To do » Set all the material down again unchanged, without the pictures.

Data »
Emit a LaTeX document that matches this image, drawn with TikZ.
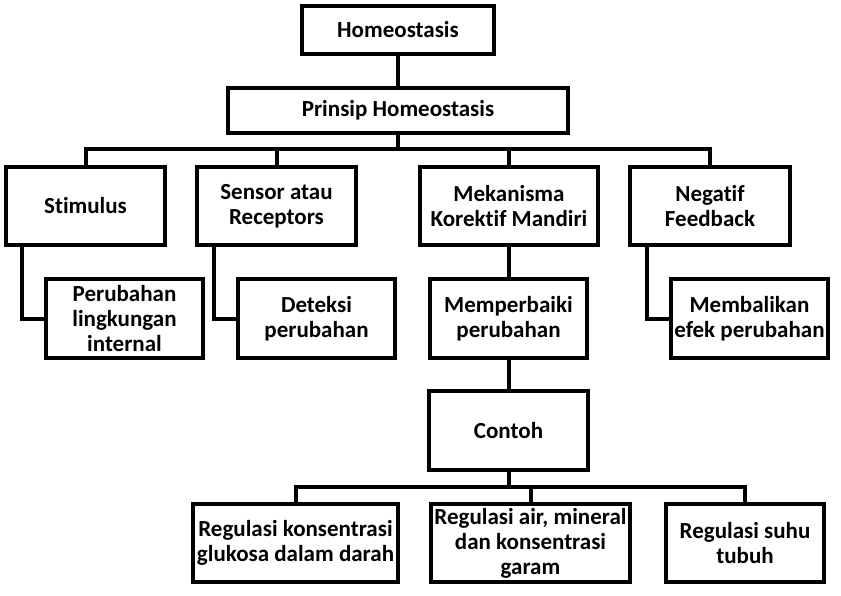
\documentclass[tikz,border=0pt]{standalone}
\usepackage{fontspec}
\setmainfont[Ligatures=NoCommon]{Carlito}
\usepackage{tikz}

\begin{document}
\begin{tikzpicture}[x=1pt, y=-1pt, line width=4pt,
    box/.style={rectangle, draw, line width=4pt, fill=white, inner sep=0pt, outer sep=0pt,
        align=center, font=\fontsize{23}{25}\selectfont\bfseries},
    top/.style={box, minimum height=78pt}]
    \useasboundingbox (0,0) rectangle (841,596);

    % Top levels
    \node (home) at (398,30) [box, minimum width=192pt, minimum height=48pt] {Homeostasis};
    \node (prinsip) at (398,110.5) [box, minimum width=340pt, minimum height=45pt] {Prinsip Homeostasis};
    \draw (home) -- (prinsip);

    % Four principles
    \node (stim) at (85.5,206) [top, minimum width=159pt] {Stimulus};
    \node (sensor) at (276.5,206) [top, minimum width=159pt] {Sensor atau\\Receptors};
    \node (meka) at (509,206) [top, minimum width=178pt] {Mekanisma\\Korektif Mandiri};
    \node (neg) at (710,206) [top, minimum width=160pt] {Negatif\\Feedback};
    \coordinate (bus) at (398,149.5);
    \draw (prinsip) -- (bus);
    \foreach \n in {stim,sensor,meka,neg}
        \draw (bus) -| (\n.north);

    % What each principle does
    \node (perub) at (124.5,318.5) [top, minimum width=157pt, minimum height=79pt] {Perubahan\\lingkungan\\internal};
    \node (deteksi) at (316.5,318.5) [top, minimum width=157pt, minimum height=79pt] {Deteksi\\perubahan};
    \node (perbaiki) at (508.5,318.5) [top, minimum width=157pt, minimum height=79pt] {Memperbaiki\\perubahan};
    \node (balik) at (749.5,318.5) [top, minimum width=157pt, minimum height=79pt] {Membalikan\\efek perubahan};
    \draw (stim.south -| 22,0) |- (perub.west);
    \draw (sensor.south -| 214,0) |- (deteksi.west);
    \draw (meka.south -| perbaiki.north) -- (perbaiki.north);
    \draw (neg.south -| 647,0) |- (balik.west);

    % Examples
    \node (contoh) at (508.5,430.5) [top, minimum width=159pt, minimum height=79pt] {Contoh};
    \draw (perbaiki) -- (contoh);
    \node (glukosa) at (295.5,543) [top, minimum width=205pt] {Regulasi konsentrasi\\glukosa dalam darah};
    \node (garam) at (530.5,543) [top, minimum width=199pt] {Regulasi air, mineral\\dan konsentrasi\\garam};
    \node (suhu) at (745,543) [top, minimum width=158pt] {Regulasi suhu\\tubuh};
    \coordinate (bus2) at (508.5,487);
    \draw (contoh) -- (bus2);
    \foreach \n in {glukosa,garam,suhu}
        \draw (bus2) -| (\n.north);
\end{tikzpicture}
\end{document}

Solution to this task »
Emit a LaTeX document that matches this image, drawn with TikZ.
\documentclass[tikz,border=0pt]{standalone}
\usepackage{fontspec}
\setmainfont[Ligatures=NoCommon]{Carlito}
\usepackage{tikz}

\begin{document}
\begin{tikzpicture}[x=1pt, y=-1pt, line width=4pt,
    box/.style={rectangle, draw, line width=4pt, fill=white, inner sep=0pt, outer sep=0pt,
        align=center, font=\fontsize{23}{25}\selectfont\bfseries},
    top/.style={box, minimum height=78pt}]
    \useasboundingbox (0,0) rectangle (841,596);

    % Top levels
    \node (home) at (398,30) [box, minimum width=192pt, minimum height=48pt] {Homeostasis};
    \node (prinsip) at (398,110.5) [box, minimum width=340pt, minimum height=45pt] {Prinsip Homeostasis};
    \draw (home) -- (prinsip);

    % Four principles
    \node (stim) at (85.5,206) [top, minimum width=159pt] {Stimulus};
    \node (sensor) at (276.5,206) [top, minimum width=159pt] {Sensor atau\\Receptors};
    \node (meka) at (509,206) [top, minimum width=178pt] {Mekanisma\\Korektif Mandiri};
    \node (neg) at (710,206) [top, minimum width=160pt] {Negatif\\Feedback};
    \coordinate (bus) at (398,149.5);
    \draw (prinsip) -- (bus);
    \foreach \n in {stim,sensor,meka,neg}
        \draw (bus) -| (\n.north);

    % What each principle does
    \node (perub) at (124.5,318.5) [top, minimum width=157pt, minimum height=79pt] {Perubahan\\lingkungan\\internal};
    \node (deteksi) at (316.5,318.5) [top, minimum width=157pt, minimum height=79pt] {Deteksi\\perubahan};
    \node (perbaiki) at (508.5,318.5) [top, minimum width=157pt, minimum height=79pt] {Memperbaiki\\perubahan};
    \node (balik) at (749.5,318.5) [top, minimum width=157pt, minimum height=79pt] {Membalikan\\efek perubahan};
    \draw (stim.south -| 22,0) |- (perub.west);
    \draw (sensor.south -| 214,0) |- (deteksi.west);
    \draw (meka.south -| perbaiki.north) -- (perbaiki.north);
    \draw (neg.south -| 647,0) |- (balik.west);

    % Examples
    \node (contoh) at (508.5,430.5) [top, minimum width=159pt, minimum height=79pt] {Contoh};
    \draw (perbaiki) -- (contoh);
    \node (glukosa) at (295.5,543) [top, minimum width=205pt] {Regulasi konsentrasi\\glukosa dalam darah};
    \node (garam) at (530.5,543) [top, minimum width=199pt] {Regulasi air, mineral\\dan konsentrasi\\garam};
    \node (suhu) at (745,543) [top, minimum width=158pt] {Regulasi suhu\\tubuh};
    \coordinate (bus2) at (508.5,487);
    \draw (contoh) -- (bus2);
    \foreach \n in {glukosa,garam,suhu}
        \draw (bus2) -| (\n.north);
\end{tikzpicture}
\end{document}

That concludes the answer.